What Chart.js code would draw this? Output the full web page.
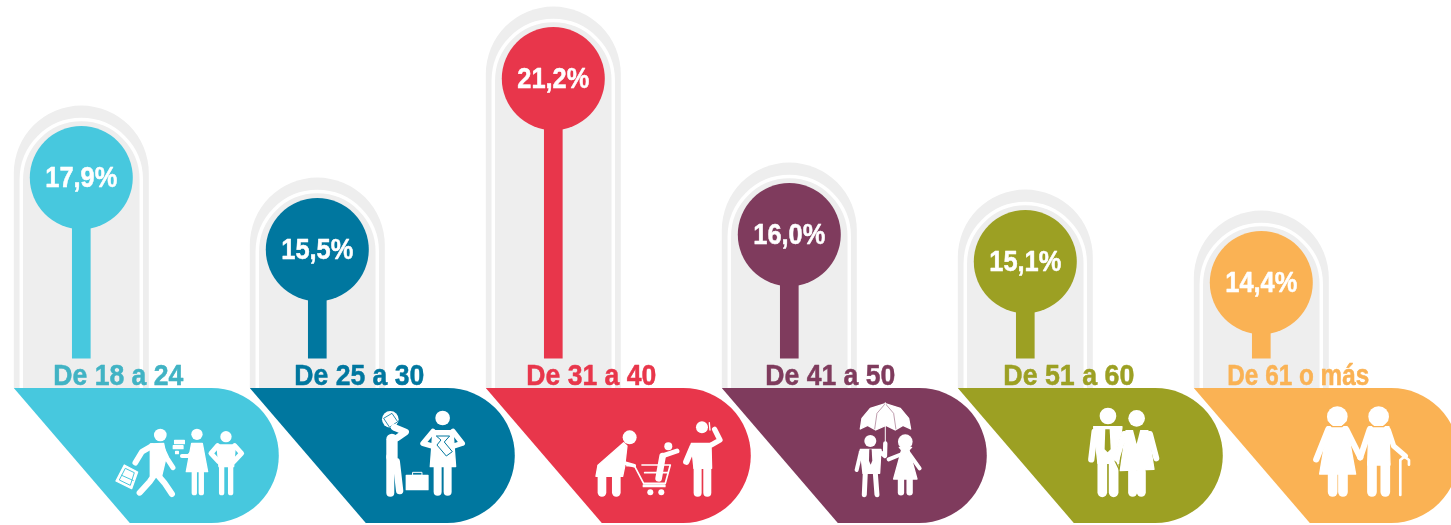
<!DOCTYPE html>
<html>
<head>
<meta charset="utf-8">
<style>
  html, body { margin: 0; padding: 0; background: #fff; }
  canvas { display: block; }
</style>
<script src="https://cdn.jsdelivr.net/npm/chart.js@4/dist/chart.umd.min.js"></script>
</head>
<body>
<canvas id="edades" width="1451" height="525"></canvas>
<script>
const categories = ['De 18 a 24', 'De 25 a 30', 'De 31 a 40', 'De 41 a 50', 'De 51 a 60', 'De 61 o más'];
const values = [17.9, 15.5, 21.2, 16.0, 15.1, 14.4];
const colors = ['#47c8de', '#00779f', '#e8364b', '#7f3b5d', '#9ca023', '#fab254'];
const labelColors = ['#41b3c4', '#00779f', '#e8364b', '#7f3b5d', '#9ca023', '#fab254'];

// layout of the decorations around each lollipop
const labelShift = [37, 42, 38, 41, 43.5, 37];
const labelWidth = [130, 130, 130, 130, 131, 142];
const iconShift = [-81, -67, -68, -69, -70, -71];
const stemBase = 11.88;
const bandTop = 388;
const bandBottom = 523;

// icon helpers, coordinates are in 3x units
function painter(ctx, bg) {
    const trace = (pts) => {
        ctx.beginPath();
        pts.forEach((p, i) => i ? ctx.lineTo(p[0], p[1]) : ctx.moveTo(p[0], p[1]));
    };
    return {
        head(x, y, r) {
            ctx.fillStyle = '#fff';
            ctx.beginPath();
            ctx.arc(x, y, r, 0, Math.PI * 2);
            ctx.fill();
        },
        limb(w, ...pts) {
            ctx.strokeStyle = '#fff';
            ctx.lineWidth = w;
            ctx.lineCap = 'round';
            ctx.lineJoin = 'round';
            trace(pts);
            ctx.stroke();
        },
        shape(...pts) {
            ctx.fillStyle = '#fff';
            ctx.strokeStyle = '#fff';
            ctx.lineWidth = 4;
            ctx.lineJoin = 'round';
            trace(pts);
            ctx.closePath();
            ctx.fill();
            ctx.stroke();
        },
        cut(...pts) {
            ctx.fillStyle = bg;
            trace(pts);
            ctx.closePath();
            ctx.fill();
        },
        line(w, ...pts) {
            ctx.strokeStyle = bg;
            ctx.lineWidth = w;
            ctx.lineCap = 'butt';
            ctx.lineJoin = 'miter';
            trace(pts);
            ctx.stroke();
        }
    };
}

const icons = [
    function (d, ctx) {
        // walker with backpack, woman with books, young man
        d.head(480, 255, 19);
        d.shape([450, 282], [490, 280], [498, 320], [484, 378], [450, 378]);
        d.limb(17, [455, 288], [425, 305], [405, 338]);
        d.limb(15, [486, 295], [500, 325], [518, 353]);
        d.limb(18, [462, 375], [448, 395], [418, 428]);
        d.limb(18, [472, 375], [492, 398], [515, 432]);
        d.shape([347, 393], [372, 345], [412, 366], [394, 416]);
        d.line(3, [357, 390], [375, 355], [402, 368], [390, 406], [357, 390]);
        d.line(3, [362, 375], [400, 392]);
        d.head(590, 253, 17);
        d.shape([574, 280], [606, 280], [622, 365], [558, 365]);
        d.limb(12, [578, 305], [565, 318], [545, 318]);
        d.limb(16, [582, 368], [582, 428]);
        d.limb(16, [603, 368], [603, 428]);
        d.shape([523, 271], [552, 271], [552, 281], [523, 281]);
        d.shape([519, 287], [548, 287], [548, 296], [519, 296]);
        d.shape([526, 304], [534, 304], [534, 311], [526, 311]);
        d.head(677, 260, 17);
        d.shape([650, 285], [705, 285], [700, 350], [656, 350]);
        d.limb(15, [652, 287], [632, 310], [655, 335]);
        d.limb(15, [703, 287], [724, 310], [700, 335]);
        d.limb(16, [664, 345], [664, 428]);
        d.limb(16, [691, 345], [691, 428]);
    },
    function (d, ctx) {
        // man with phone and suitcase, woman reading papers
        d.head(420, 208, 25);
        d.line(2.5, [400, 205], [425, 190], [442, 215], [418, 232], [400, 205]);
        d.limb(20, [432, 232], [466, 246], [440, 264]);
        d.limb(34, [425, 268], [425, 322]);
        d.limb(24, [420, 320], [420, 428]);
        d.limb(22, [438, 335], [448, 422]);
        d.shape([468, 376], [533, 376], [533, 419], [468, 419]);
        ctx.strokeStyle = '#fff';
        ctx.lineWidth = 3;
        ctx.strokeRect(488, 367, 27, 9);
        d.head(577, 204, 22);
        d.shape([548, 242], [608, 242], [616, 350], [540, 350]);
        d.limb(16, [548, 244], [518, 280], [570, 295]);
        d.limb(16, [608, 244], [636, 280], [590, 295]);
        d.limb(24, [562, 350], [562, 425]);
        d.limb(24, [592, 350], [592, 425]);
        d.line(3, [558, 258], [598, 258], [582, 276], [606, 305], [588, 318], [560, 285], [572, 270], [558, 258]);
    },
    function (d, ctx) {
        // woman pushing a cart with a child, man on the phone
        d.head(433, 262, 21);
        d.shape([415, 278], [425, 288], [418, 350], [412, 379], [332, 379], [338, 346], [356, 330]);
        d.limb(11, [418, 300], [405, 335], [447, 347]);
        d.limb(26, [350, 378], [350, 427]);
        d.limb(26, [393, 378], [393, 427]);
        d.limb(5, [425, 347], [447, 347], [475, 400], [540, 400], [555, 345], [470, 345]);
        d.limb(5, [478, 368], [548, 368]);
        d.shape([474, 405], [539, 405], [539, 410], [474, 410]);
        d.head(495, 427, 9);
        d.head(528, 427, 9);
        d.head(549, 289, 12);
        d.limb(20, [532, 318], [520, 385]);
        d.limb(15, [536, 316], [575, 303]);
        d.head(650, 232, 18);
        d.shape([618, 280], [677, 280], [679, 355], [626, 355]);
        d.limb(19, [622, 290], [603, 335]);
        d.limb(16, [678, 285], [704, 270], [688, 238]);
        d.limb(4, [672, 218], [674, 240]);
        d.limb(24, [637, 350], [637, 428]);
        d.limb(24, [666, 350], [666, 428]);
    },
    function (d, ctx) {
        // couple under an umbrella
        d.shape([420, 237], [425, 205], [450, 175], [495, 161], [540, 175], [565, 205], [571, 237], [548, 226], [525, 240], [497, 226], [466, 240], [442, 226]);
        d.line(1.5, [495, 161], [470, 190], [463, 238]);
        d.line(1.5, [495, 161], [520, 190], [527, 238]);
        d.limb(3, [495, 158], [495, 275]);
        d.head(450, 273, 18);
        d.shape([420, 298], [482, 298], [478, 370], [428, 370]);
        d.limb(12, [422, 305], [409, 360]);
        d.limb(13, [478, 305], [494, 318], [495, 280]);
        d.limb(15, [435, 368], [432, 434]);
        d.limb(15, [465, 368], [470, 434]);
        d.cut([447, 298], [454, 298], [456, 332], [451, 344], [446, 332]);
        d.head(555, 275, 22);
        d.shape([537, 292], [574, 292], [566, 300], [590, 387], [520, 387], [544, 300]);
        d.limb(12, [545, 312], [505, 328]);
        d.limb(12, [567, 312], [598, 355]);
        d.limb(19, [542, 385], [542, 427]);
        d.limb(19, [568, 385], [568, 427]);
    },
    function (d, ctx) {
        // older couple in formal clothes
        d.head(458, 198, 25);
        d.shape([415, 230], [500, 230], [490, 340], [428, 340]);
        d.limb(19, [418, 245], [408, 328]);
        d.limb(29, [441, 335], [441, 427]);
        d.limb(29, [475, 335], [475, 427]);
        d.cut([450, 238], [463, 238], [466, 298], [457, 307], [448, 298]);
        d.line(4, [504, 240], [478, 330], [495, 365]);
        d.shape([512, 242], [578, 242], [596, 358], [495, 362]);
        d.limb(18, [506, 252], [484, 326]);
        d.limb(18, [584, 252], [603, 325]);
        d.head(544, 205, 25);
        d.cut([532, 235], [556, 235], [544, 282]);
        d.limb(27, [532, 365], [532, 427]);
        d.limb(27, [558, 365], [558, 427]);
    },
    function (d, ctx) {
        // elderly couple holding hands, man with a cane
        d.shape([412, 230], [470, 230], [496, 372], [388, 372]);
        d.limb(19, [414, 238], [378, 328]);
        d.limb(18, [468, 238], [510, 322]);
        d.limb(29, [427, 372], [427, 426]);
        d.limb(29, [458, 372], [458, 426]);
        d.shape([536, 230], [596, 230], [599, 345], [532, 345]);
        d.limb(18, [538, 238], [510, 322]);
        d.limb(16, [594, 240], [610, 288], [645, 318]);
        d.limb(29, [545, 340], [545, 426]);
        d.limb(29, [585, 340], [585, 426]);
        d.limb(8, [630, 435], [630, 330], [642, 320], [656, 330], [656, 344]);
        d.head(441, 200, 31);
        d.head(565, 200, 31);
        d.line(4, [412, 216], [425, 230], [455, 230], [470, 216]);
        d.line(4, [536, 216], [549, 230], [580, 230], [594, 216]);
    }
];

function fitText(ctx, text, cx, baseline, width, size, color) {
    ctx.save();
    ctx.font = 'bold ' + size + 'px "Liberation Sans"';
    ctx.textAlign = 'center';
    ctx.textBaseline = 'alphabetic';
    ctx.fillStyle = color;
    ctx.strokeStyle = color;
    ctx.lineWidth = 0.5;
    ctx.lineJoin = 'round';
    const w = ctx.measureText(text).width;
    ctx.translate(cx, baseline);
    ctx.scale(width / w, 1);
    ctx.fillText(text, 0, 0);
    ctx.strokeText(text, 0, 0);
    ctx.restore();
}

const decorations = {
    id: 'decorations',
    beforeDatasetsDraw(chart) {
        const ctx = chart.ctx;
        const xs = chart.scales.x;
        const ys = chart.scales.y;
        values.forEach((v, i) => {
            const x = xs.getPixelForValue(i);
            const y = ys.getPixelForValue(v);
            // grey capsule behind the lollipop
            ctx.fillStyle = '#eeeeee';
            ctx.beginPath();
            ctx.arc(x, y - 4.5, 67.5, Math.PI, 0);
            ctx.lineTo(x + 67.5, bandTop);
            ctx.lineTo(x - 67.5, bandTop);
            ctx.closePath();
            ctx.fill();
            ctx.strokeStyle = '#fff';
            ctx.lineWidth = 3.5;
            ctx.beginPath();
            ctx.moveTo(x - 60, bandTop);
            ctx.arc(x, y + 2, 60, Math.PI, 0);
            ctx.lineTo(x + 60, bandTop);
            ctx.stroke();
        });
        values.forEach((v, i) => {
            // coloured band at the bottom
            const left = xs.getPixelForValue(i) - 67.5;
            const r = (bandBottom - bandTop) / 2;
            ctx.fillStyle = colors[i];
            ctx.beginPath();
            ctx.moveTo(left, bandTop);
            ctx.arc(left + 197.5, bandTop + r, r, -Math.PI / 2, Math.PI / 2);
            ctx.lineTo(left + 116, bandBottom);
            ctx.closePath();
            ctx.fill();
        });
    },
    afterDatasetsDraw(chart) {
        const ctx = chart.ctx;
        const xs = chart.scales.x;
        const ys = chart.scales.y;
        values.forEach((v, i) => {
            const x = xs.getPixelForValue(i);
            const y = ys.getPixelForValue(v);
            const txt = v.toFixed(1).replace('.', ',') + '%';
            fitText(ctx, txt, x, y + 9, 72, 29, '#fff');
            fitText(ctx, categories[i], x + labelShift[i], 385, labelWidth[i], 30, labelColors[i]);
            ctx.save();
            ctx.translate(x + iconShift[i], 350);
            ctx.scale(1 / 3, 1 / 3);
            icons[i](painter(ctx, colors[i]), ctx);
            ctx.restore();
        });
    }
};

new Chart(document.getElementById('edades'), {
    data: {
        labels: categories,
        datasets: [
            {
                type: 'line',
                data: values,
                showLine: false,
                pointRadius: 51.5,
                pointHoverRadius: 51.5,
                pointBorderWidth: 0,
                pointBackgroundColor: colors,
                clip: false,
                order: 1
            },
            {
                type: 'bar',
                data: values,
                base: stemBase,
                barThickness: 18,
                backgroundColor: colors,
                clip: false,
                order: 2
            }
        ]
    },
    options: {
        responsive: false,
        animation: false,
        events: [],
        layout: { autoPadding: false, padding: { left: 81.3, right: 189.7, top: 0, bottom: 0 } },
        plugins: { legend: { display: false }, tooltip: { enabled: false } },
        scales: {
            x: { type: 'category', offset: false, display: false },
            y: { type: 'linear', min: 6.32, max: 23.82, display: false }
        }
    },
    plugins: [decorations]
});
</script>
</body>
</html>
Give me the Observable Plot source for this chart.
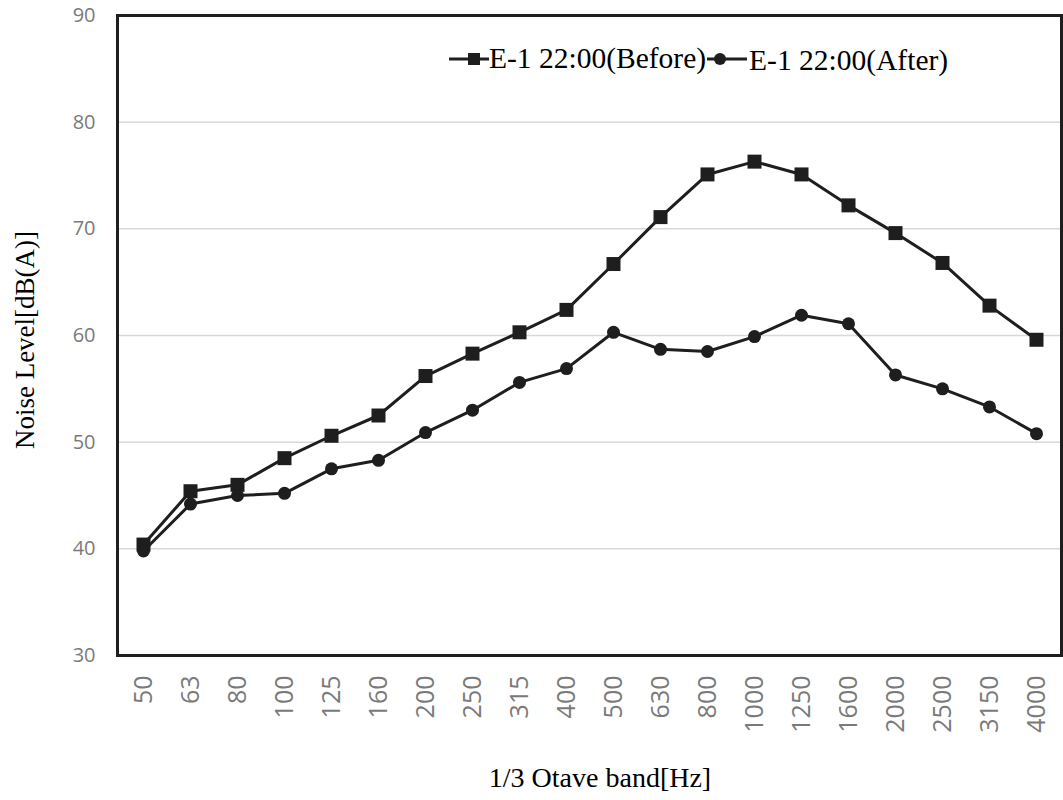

Exercise directions: Scan the lines above for "this", then copy every one that has it.

Answer in full:
What Chart.js code would draw this? Output the full web page.
Give me the Observable Plot source for this chart.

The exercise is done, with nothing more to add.